Il pignoramento del conto corrente è sempre possibile? Ci sono dei limiti di legge per attuare la misura? Quando un conto corrente può essere pignorato? Queste sono solo alcune delle tante domande poste da chi si trova a dover fare i conti con questa procedura.
Cerchiamo di fare un po’ di chiarezza e capire il meccanismo che c’è dietro il pignoramento del conto.
Pignoramento conto bancario: come funziona
Il pignoramento del conto corrente è una procedura ordinaria che viene attuata per recuperare il credito che il debitore non ha saldato.
Rientra nei pignoramenti presso terzi che sono regolamentati dal Codice di Procedura Civile con gli articoli 492 e 543, in quanto coinvolge un terzo soggetto, ovvero la banca o l’istituto di credito in cui il denaro è depositato.
Il pignoramento del conto bancario non è un procedimento automatico, ma viene predisposto solo dopo l’accertamento sull’impossibilità del debitore di saldare il debito, indipendentemente dalle ragioni.
Per cui la misura è applicata solo dopo l’emissione del titolo esecutivo da parte di un ufficiale giudiziario, come un decreto ingiuntivo o una sentenza.
Fasi del pignoramento
Il pignoramento passa per diverse fasi prima di arrivare all’esecuzione del prelievo forzato. Innanzitutto, bisogna ottenere il titolo esecutivo del credito maturato, per poterlo fare bisogna redigere o ottenere un documento ufficiale che conferma e certifica l’esistenza del debito.
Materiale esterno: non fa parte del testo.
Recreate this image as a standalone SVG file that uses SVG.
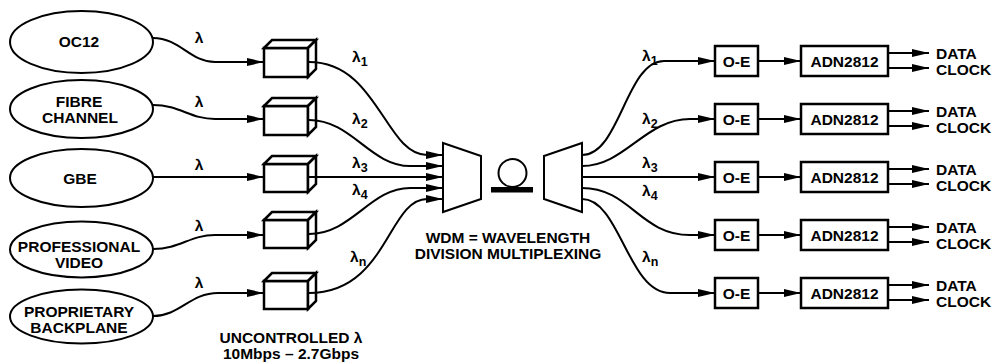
<svg xmlns="http://www.w3.org/2000/svg" width="993" height="364" viewBox="0 0 993 364">
<defs>
<marker id="arr" viewBox="0 0 17 8" refX="17" refY="4" markerWidth="17" markerHeight="8" markerUnits="userSpaceOnUse" orient="auto">
<path d="M0,0 L17,4 L0,8 z" fill="#000"/>
</marker>
</defs>
<style>
text{font-family:"Liberation Sans",Arial,Helvetica,sans-serif;font-weight:bold;font-size:15.5px;fill:#000}
.lbl{text-anchor:middle}
.sub{font-size:12.5px}
.el{fill:#fff;stroke:#000;stroke-width:2}
.cube{fill:#fff;stroke:#000;stroke-width:2.5;stroke-linejoin:miter}
.box{fill:#fff;stroke:#000;stroke-width:2.5}
.mux{fill:#fff;stroke:#000;stroke-width:2}
.c{fill:none;stroke:#000;stroke-width:2}
.a{marker-end:url(#arr)}
</style>
<rect width="993" height="364" fill="#fff"/>

<g id="src-oc12"><ellipse class="el" cx="81.5" cy="42" rx="71.5" ry="31"/><text class="lbl" x="79" y="47">OC12</text></g>
<g id="src-fibre"><ellipse class="el" cx="81.5" cy="109" rx="71.5" ry="29"/><text class="lbl" x="79" y="107">FIBRE</text><text class="lbl" x="80" y="123">CHANNEL</text></g>
<g id="src-gbe"><ellipse class="el" cx="81.5" cy="178" rx="71.5" ry="29"/><text class="lbl" x="80" y="184">GBE</text></g>
<g id="src-video"><ellipse class="el" cx="81.5" cy="249.5" rx="71.5" ry="28"/><text class="lbl" x="79" y="252">PROFESSIONAL</text><text class="lbl" x="79" y="268">VIDEO</text></g>
<g id="src-backplane"><ellipse class="el" cx="81.5" cy="316.5" rx="71.5" ry="27"/><text class="lbl" x="79" y="317">PROPRIETARY</text><text class="lbl" x="79" y="333">BACKPLANE</text></g>

<g id="laser1"><rect class="cube" x="264" y="48" width="44" height="29"/><polygon class="cube" points="264,48 272,40 316,40 308,48"/><polygon class="cube" points="308,48 316,40 316,69 308,77"/></g>
<g id="laser2"><rect class="cube" x="264" y="106" width="44" height="29"/><polygon class="cube" points="264,106 272,98 316,98 308,106"/><polygon class="cube" points="308,106 316,98 316,127 308,135"/></g>
<g id="laser3"><rect class="cube" x="264" y="164" width="44" height="28"/><polygon class="cube" points="264,164 272,156 316,156 308,164"/><polygon class="cube" points="308,164 316,156 316,184 308,192"/></g>
<g id="laser4"><rect class="cube" x="264" y="220" width="44" height="28"/><polygon class="cube" points="264,220 272,212 316,212 308,220"/><polygon class="cube" points="308,220 316,212 316,240 308,248"/></g>
<g id="laser5"><rect class="cube" x="264" y="281" width="44" height="28"/><polygon class="cube" points="264,281 272,273 316,273 308,281"/><polygon class="cube" points="308,281 316,273 316,301 308,309"/></g>

<g id="mux"><polygon class="mux" points="443,143 481,156 481,199 443,212"/></g>
<g id="fiber"><circle cx="512.5" cy="173" r="14" fill="none" stroke="#000" stroke-width="2"/><rect x="491" y="187" width="42" height="5.5" fill="#000"/></g>
<g id="demux"><polygon class="mux" points="544,156 582,143 582,212 544,199"/></g>

<g id="oe1"><rect class="box" x="715" y="46" width="43" height="30"/><text class="lbl" x="736.5" y="67">O-E</text></g>
<g id="oe2"><rect class="box" x="715" y="104" width="43" height="30"/><text class="lbl" x="736.5" y="125">O-E</text></g>
<g id="oe3"><rect class="box" x="715" y="162" width="43" height="30"/><text class="lbl" x="736.5" y="183">O-E</text></g>
<g id="oe4"><rect class="box" x="715" y="220" width="43" height="30"/><text class="lbl" x="736.5" y="241">O-E</text></g>
<g id="oe5"><rect class="box" x="715" y="278" width="43" height="30"/><text class="lbl" x="736.5" y="299">O-E</text></g>

<g id="adn1"><rect class="box" x="801" y="46" width="87" height="30"/><text class="lbl" x="844.5" y="67">ADN2812</text></g>
<g id="adn2"><rect class="box" x="801" y="104" width="87" height="30"/><text class="lbl" x="844.5" y="125">ADN2812</text></g>
<g id="adn3"><rect class="box" x="801" y="162" width="87" height="30"/><text class="lbl" x="844.5" y="183">ADN2812</text></g>
<g id="adn4"><rect class="box" x="801" y="220" width="87" height="30"/><text class="lbl" x="844.5" y="241">ADN2812</text></g>
<g id="adn5"><rect class="box" x="801" y="278" width="87" height="30"/><text class="lbl" x="844.5" y="299">ADN2812</text></g>

<g id="connectors">
<path class="c a" d="M153,38 C180,38 190,62 215,62 L264,62"/>
<path class="c a" d="M153,105 C180,105 190,119 215,119 L264,119"/>
<path class="c a" d="M153,177 L264,177"/>
<path class="c a" d="M153,249 C180,249 190,235 215,235 L264,235"/>
<path class="c a" d="M153,316 C180,316 190,293 218,293 L264,293"/>

<path class="c a" d="M309,62 C378,62 385,155 427,155 L443,155"/>
<path class="c a" d="M309,120 C352,120 370,166 410,166 L443,166"/>
<path class="c a" d="M309,177 L443,177"/>
<path class="c a" d="M309,234 C352,234 370,188 410,188 L443,188"/>
<path class="c a" d="M309,293 C387,293 388,199 427,199 L443,199"/>

<path class="c a" d="M582,155 C620,155 626,61 664,61 L715,61"/>
<path class="c a" d="M582,166 C625,166 645,119 690,119 L715,119"/>
<path class="c a" d="M582,177 L715,177"/>
<path class="c a" d="M582,188 C630,188 640,235 690,235 L715,235"/>
<path class="c a" d="M582,199 C620,199 628,293 670,293 L715,293"/>

<path class="c a" d="M758,61 L801,61"/>
<path class="c a" d="M758,119 L801,119"/>
<path class="c a" d="M758,177 L801,177"/>
<path class="c a" d="M758,235 L801,235"/>
<path class="c a" d="M758,293 L801,293"/>

<path class="c a" d="M888,53 L929,53"/><path class="c a" d="M888,68 L929,68"/>
<path class="c a" d="M888,111 L929,111"/><path class="c a" d="M888,126 L929,126"/>
<path class="c a" d="M888,169 L929,169"/><path class="c a" d="M888,184 L929,184"/>
<path class="c a" d="M888,227 L929,227"/><path class="c a" d="M888,242 L929,242"/>
<path class="c a" d="M888,285 L929,285"/><path class="c a" d="M888,300 L929,300"/>
</g>

<g id="labels">
<text class="lbl" x="199" y="43">λ</text>
<text class="lbl" x="199" y="107">λ</text>
<text class="lbl" x="199" y="170">λ</text>
<text class="lbl" x="199" y="231">λ</text>
<text class="lbl" x="199" y="288">λ</text>

<text x="352" y="62">λ<tspan class="sub" dy="4">1</tspan></text>
<text x="352" y="124">λ<tspan class="sub" dy="4">2</tspan></text>
<text x="352" y="168">λ<tspan class="sub" dy="4">3</tspan></text>
<text x="352" y="195">λ<tspan class="sub" dy="4">4</tspan></text>
<text x="350" y="262">λ<tspan class="sub" dy="4">n</tspan></text>

<text x="642" y="61">λ<tspan class="sub" dy="4">1</tspan></text>
<text x="642" y="124">λ<tspan class="sub" dy="4">2</tspan></text>
<text x="642" y="168">λ<tspan class="sub" dy="4">3</tspan></text>
<text x="642" y="196">λ<tspan class="sub" dy="4">4</tspan></text>
<text x="642" y="262">λ<tspan class="sub" dy="4">n</tspan></text>

<text x="936" y="59">DATA</text><text x="936" y="75">CLOCK</text>
<text x="936" y="117">DATA</text><text x="936" y="133">CLOCK</text>
<text x="936" y="175">DATA</text><text x="936" y="191">CLOCK</text>
<text x="936" y="233">DATA</text><text x="936" y="249">CLOCK</text>
<text x="936" y="291">DATA</text><text x="936" y="307">CLOCK</text>

<text class="lbl" x="508" y="243">WDM = WAVELENGTH</text>
<text class="lbl" x="508" y="259">DIVISION MULTIPLEXING</text>
<text class="lbl" x="291" y="343">UNCONTROLLED λ</text>
<text class="lbl" x="291" y="359">10Mbps – 2.7Gbps</text>
</g>
</svg>
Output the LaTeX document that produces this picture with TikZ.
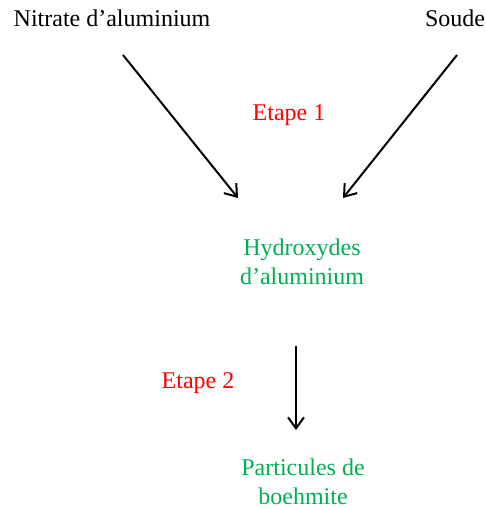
\documentclass[tikz,border=0pt]{standalone}
\usepackage{fontspec}
\setmainfont{Liberation Serif}
\usetikzlibrary{arrows.meta}
\definecolor{stepred}{RGB}{255,0,0}
\definecolor{prodgreen}{RGB}{0,176,80}
\begin{document}
\begin{tikzpicture}[x=1pt,y=-1pt,every node/.style={font=\fontsize{24}{29}\selectfont,align=center,inner sep=0pt},
  reac/.style={draw,line width=2pt,-{Straight Barb[length=11pt,width=16pt,line width=2pt]}}]
\useasboundingbox (0,0) rectangle (486,509);
% reactifs
\node (nitrate) at (112,18) {Nitrate d'aluminium};
\node (soude) at (455,18) {Soude};
\node[text=stepred] (etape1) at (289,115) {Etape 1};
% produit intermediaire
\node[text=prodgreen] (hydroxydes) at (302,262) {Hydroxydes\\d'aluminium};
\coordinate (n1) at (123,55);
\coordinate (n2) at (238,198);
\coordinate (s1) at (457,55);
\coordinate (s2) at (343,198);
\draw[reac] (n1) -- (n2);
\draw[reac] (s1) -- (s2);
% etape 2
\node[text=stepred] (etape2) at (198,383) {Etape 2};
\node[text=prodgreen] (particules) at (303,482) {Particules de\\boehmite};
\coordinate (h1) at (296,346);
\coordinate (h2) at (296,430);
\draw[reac] (h1) -- (h2);
\end{tikzpicture}
\end{document}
Tra i documenti validi rientrano:
- Atto pubblico, sottoscritto davanti a un notaio, che attesta il prestito;
- Assegni, cambiali, mutui;
- Sentenze di condanna;
- Atto di conciliazione firmato da ambedue le parti;
- Decreti ingiuntivi entro 40 giorni dalla notifica.
Dopo l’ottenimento del titolo esecutivo, si passa all’inoltro dell’atto di precetto al debitore. Se questo non effettua il saldo entro dieci giorni, il giudice può inoltrare l’atto di pignoramento del conto corrente all’istituto di credito.
La banca blocca sul conto corrente l’importo pari al debito presente sull’atto di pignoramento, cifra di cui il titolare non potrà più disporre. Prima che la banca effettui il versamento della somma al creditore, il debitore ha 20 giorni di tempo per opporsi.
Può, ad esempio, dimostrare che il debito non esiste e in tal caso la procedura di pignoramento viene bloccata. Contrariamente, se il ricorso viene respinto, trascorsi i 20 giorni, la banca inviata la somma al creditore.
Cosa succede se il creditore è l’Agenzia delle Entrate?
La procedura di recupero credito, e quindi, anche il pignoramento, può essere chiesto sia da creditori privati che dall’Agenzia delle Entrate per debiti verso lo Stato. Quest’ultima, a differenza di un creditore privato, può inviare la richiesta all’istituto bancario senza l’autorizzazione del giudice.
Dopo l’inoltro della notifica, il debitore ha 60 giorni di tempo per pagare autonomamente il debito. Oltre questo termine, la somma a debito verrà versata dalla banca all’Agenzia delle Entrate.
Limiti di applicazione del pignoramento del conto corrente
La legge prevede un limite per il pignoramento, di norma, quindi, non si può pignorare tutta la somma presente sul conto, ma solo quella parte che eccede il triplo dell’assegno sociale.
Nel 2023 l’assegno sociale è parti a 503,27 euro, per cui il pignoramento interesserà gli importi che eccedono euro 1509,81.
Se però il conto è utilizzato per l’accredito dello stipendio e per pagamenti ricorrenti, il minimo vitale è fissato al doppio dell’assegno sociale, ma con alcuni limiti:
- 1/5 dello stipendio per debiti da lavoro;
- 1/3 dello stipendio se il debito riguarda gli alimenti previsti per legge.
Quindi, è evidente che il pignoramento del conto non porta al blocco totale dei fondi del debitore che potrà continuare a prelevare la porzione di stipendio “minimale” e la parte di denaro depositato che eccede il valore del debito da pagare.
Se invece il debitore è l’Agenzia delle Entrate e il conto è utilizzato per l’accredito di stipendio, l’importo pignorabile è:
- 1/10 dello stipendio se è inferiore a 2.500;
- 1/ dello stipendio se è inferiore a 5.000;
- 1/5 dello stipendio se superiore a 5.000.
Inoltre, se sul conto viene accreditata la pensione, non è possibile pignorare, oltre ai limiti sopracitati, l’1/5 dell’assegno mensile.
In caso di conto cointestato, invece, il pignoramento interessa soltanto il 50% della somma depositata.